Three-dimensional molecular models are modules made of plastic, for example, and connected to one another. Such modules can be made as hemispheres, cut-off spheres or polyhedrons. Each module represents an atom. The radius of a hemisphere represents the Van der waals atomic radius, while the distance from the center of the sphere to the cut-off plane is the covalent atomic radius. Connecting members of modules represent interatomic bonds while the angles between their geometric axes are valency angles. Conformal displacement of atoms is represented by turning individual modules or whole sets about connecting members.

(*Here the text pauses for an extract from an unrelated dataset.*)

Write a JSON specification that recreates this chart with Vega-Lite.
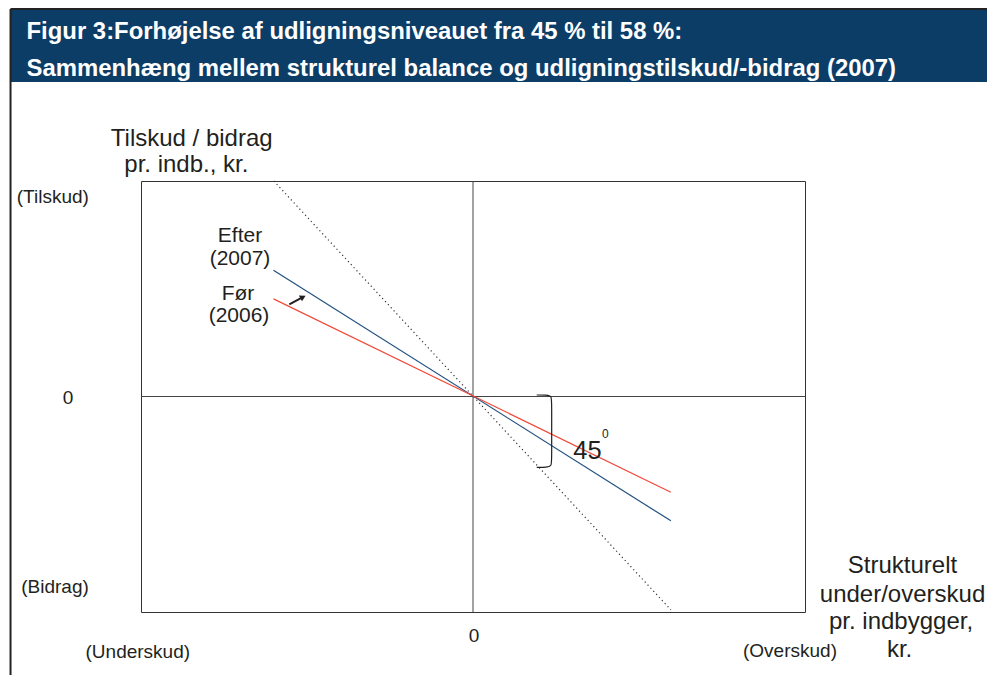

Known in the art is a three-dimensional molecular model comprising hollow plastic modules made as hemispheres, cut-off spheres or polyhedrons. Each module is provided with one or several openings to fit conical elements of connecting members (cf., for example, U.S. Pat. No. 3,170,246 C1. 35-18, 1965).
Also known in the art is a three-dimensional molecular model comprising plastic modules each representing one atom of a molecular structure. Modules are joined together by connecting members fitted into sockets of the modules. Plastic modules designed to represent atoms of cyclic compounds are made as regular polyhedrons whose faces are adjacent so that the model has one common apex (cf., for example, advertising booklet of the Ealing Corporation, South Natick, Mass., CPK Precision Molecular Models, 1980, pp. 27 and 30).
The above known three-dimensional molecular models are deficient in that they can represent only planar cyclic compounds. This is conditioned by the fact that, when models of cyclic compounds are put together, the centers of modules are located in one plane, which can be conditionally referred to as the cycle plane, and the sum of the angles formed by adjoining faces of the polyhedrons is equal to or less than 360.degree., so that a single atom or several atoms cannot be brought out of the cycle plane.